— WRITTEN PROBLEM —
Extract word for word the lines of the listing from its start to the line holding "from matplotlib.colors import", both ends kept; pictures are not part of the copy.

— RECORDED INFORMATION —

+ + + + + + +

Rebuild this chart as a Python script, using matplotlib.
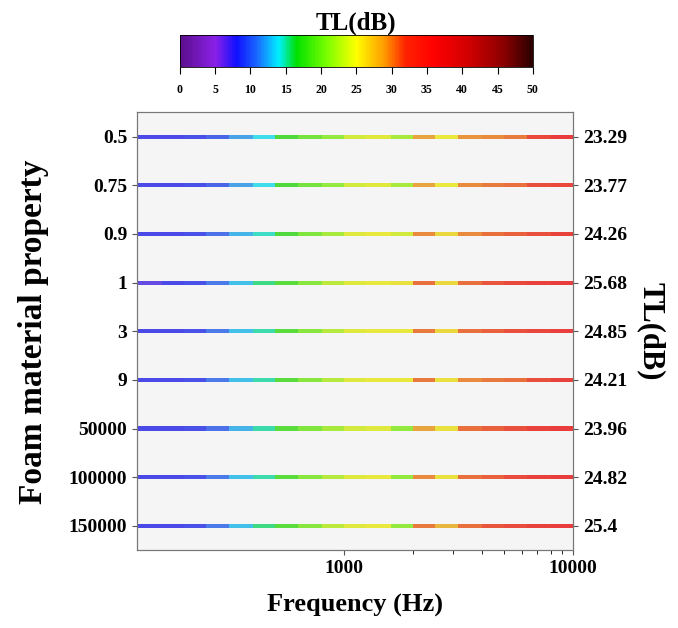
import matplotlib

matplotlib.use("Agg")
import matplotlib.pyplot as plt
import numpy as np
from matplotlib.colors import LinearSegmentedColormap, ListedColormap, Normalize, to_rgb

plt.rcParams["font.family"] = ["Liberation Serif", "DejaVu Serif"]
plt.rcParams["font.weight"] = "bold"

# one-third octave band centres (Hz); each band holds its value up to the next one
FREQS = [125, 160, 200, 250, 315, 400, 500, 630, 800, 1000, 1250, 1600,
         2000, 2500, 3150, 4000, 5000, 6300, 8000]
F_END = 10000

PROPERTIES = ["0.5", "0.75", "0.9", "1", "3", "9", "50000", "100000", "150000"]
MEAN_TL = ["23.29", "23.77", "24.26", "25.68", "24.85", "24.21", "23.96", "24.82", "25.4"]

# TL (dB) per band, one list per foam property
TL_05 = [8, 8, 8.5, 9.5, 12, 14, 17.5, 19.5, 21, 24, 24.5, 22, 29, 25, 29.5, 30, 30.5, 34, 36]
TL_075 = [8, 8, 8.5, 9.5, 12, 14, 17.5, 19.5, 21, 24, 24.5, 22, 29, 25, 30, 30.5, 31, 33, 34]
TL_09 = [8, 8, 8.5, 10, 12.5, 14.5, 17.5, 20, 22, 24.5, 25, 24, 30, 26, 30, 31, 31.5, 33, 35]
TL_1 = [7, 8, 8.5, 10.5, 13, 15.5, 18, 20.5, 23, 24.5, 25, 25.5, 31, 26, 31, 32, 34, 35, 36]
TL_3 = [8, 8, 8.5, 10.5, 13, 15, 18, 20.5, 22.5, 24.5, 25, 25, 30.5, 26, 31, 31.5, 33, 34.5, 35.5]
TL_9 = [8, 8, 8.5, 10.5, 13, 15, 18, 20.5, 22.5, 24.5, 25, 25, 30.5, 25.5, 30, 30.5, 31, 33, 35]
TL_50000 = [8, 8, 8.5, 10, 12.5, 15, 18, 20, 22, 24, 24.5, 21, 29, 25.5, 31, 31.5, 33, 35, 36]
TL_100000 = [8, 8, 8.5, 10.5, 13, 15, 18, 20.5, 22.5, 24.5, 25, 21, 30, 25.5, 31, 31.5, 33.5, 35, 36]
TL_150000 = [8, 8, 8.5, 10.5, 13, 15.5, 18, 20.5, 23, 24.5, 25, 21, 30.5, 28, 31, 32, 33.5, 35, 36]
ROWS = [TL_05, TL_075, TL_09, TL_1, TL_3, TL_9, TL_50000, TL_100000, TL_150000]

cmap = LinearSegmentedColormap.from_list("tl", [
    (0.0, "#5a0f8c"), (0.10, "#8a20e8"), (0.16, "#1010ff"), (0.22, "#1a6cff"),
    (0.28, "#00f0ff"), (0.33, "#00e000"), (0.42, "#80ff00"), (0.50, "#ffff00"),
    (0.58, "#ff9a00"), (0.64, "#ff2200"), (0.72, "#ff0000"), (0.82, "#d00000"),
    (0.92, "#8a0000"), (1.0, "#2a0000"),
])
norm = Normalize(0, 50)
BG = np.array(to_rgb("#f5f5f5"))
ALPHA = 0.75
SHADE = 0.9  # lines in the original look a bit darker and paler than the colour bar
line_cmap = ListedColormap(cmap(np.linspace(0, 1, 256))[:, :3] * SHADE * ALPHA + BG * (1 - ALPHA))

fig = plt.figure(figsize=(6.78, 6.28), dpi=100)
ax = fig.add_axes([0.202, 0.124, 0.643, 0.697])
ax.set_facecolor(BG)

edges = FREQS + [F_END]
half = 0.042  # half line thickness in row units
for i, vals in enumerate(ROWS):
    ax.pcolormesh(edges, [i - half, i + half], [vals], cmap=line_cmap, norm=norm,
                  shading="flat", edgecolors="none")

ax.set_xscale("log")
ax.set_xlim(125, F_END)
ax.set_ylim(len(PROPERTIES) - 0.5, -0.5)
ax.set_xticks([1000, 10000])
ax.set_xticklabels(["1000", "10000"])
ax.set_xticks([2000, 3000, 4000, 5000, 6000, 7000, 8000, 9000], minor=True)
ax.tick_params(axis="x", which="minor", labelbottom=False, length=3)
ax.set_yticks(range(len(PROPERTIES)))
ax.set_yticklabels(PROPERTIES)
ax.tick_params(labelsize=14, color="#555555")
for s in ax.spines.values():
    s.set_color("#777777")
ax.set_xlabel("Frequency (Hz)", fontsize=19, fontweight="bold", labelpad=12)
ax.set_ylabel("Foam material property", fontsize=24, fontweight="bold", labelpad=14)

ax2 = ax.twinx()
ax2.set_ylim(ax.get_ylim())
ax2.set_yticks(range(len(MEAN_TL)))
ax2.set_yticklabels(MEAN_TL)
ax2.tick_params(labelsize=14, color="#555555")
ax2.set_ylabel("TL(dB)", fontsize=22, fontweight="bold", rotation=-90, labelpad=28)
for s in ax2.spines.values():
    s.set_color("#777777")

cax = fig.add_axes([0.265, 0.893, 0.521, 0.051])
sm = plt.cm.ScalarMappable(norm=norm, cmap=cmap)
cb = fig.colorbar(sm, cax=cax, orientation="horizontal", ticks=range(0, 51, 5))
cb.ax.tick_params(labelsize=8.5, length=5, pad=7)
cb.outline.set_linewidth(0.6)
cax.set_title("TL(dB)", fontsize=18, fontweight="bold", pad=4)

fig.savefig("out.png", dpi=100)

+ + + + + + +

— FINISHED EXERCISE —
Rebuild this chart as a Python script, using matplotlib.
import matplotlib

matplotlib.use("Agg")
import matplotlib.pyplot as plt
import numpy as np
from matplotlib.colors import LinearSegmentedColormap, ListedColormap, Normalize, to_rgb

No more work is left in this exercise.